Generally, crossovers don't have the capability that off-road enthusiasts are looking for. For one thing, their unibody construction makes them more susceptible to expensive underbody damage on the trail. For another, their fully independent suspensions lack the wheel articulation of traditional body-on-frame rigs, meaning that it's harder to keep all four tires on the ground when traversing uneven terrain. What crossovers lack on the trail, however, they tend to make up for on the highway. Crossovers ride and handle more like cars and tend to get better fuel economy than traditional SUVs.
Two popular choices for an off-road-ready crossover are the Jeep Cherokee and the Jeep Renegade. The Cherokee is a little roomier and more adept off-road than the Renegade, while the Renegade is smaller, more affordable and, dare we say, a bit more stylish. Both offer a Trailhawk trim, which comes with modifications such as a lifted suspension and all-terrain tires for enhanced off-road capability.
Subaru SUVs are also worth checking out. The Subaru Crosstrek and Subaru Outback, in particular, are well suited for light-duty off-roading. Standard all-wheel drive, ample ground clearance, and raised roof rails that make for easy installation of racks and accessories make the Outback and smaller Crosstrek ideal for getting out to lakes, rivers, campgrounds, trailheads, ski areas and other recreational areas. The Subarus aren't meant to traverse boulder-strewn routes, but they can still handle rough and rutted roads.

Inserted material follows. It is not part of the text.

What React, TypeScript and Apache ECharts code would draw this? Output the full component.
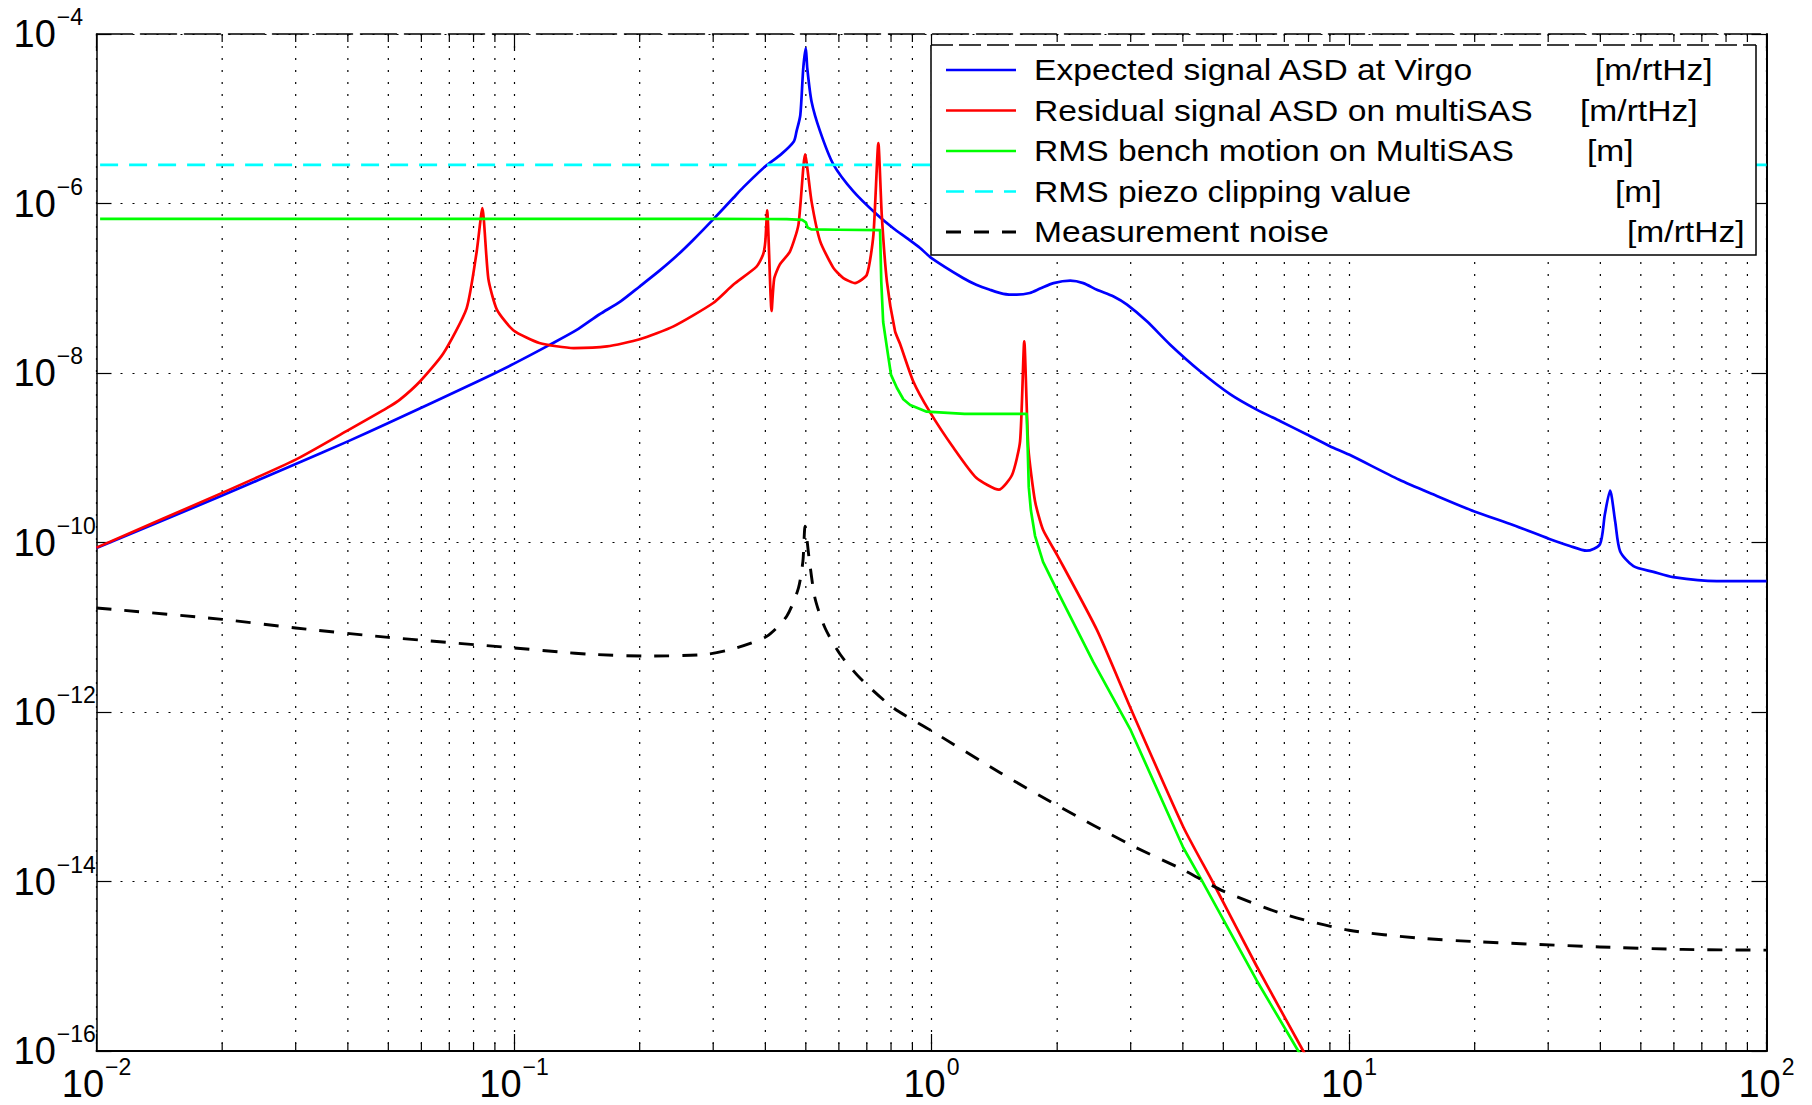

Like its larger counterpart, the Bronco Sport is a newer SUV conjuring some of the old Bronco magic. Based on the Ford Escape crossover, the Bronco Sport is a more rugged thing with commendable off-road skill, especially in Badlands trim, which features a trick all-wheel-drive system that can imitate a locking rear differential or even send half the engine's power entirely to one rear wheel or the other. Other strengths include gutsy turbocharged thrust, optimized traction modes and optional all-terrain tires. The Bronco Sport can't match rivals in ride comfort and passenger space, but overall it's a capable and impressive crossover.
Finally, Toyota offers a version of the Toyota RAV4 called the TRD Off-Road with a special all-wheel-drive system broadly comparable to the one on the Bronco Sport Badlands. Toyota also throws in all-terrain tires to make the RAV4 TRD Off-Road a little more capable than the typical small crossover SUV.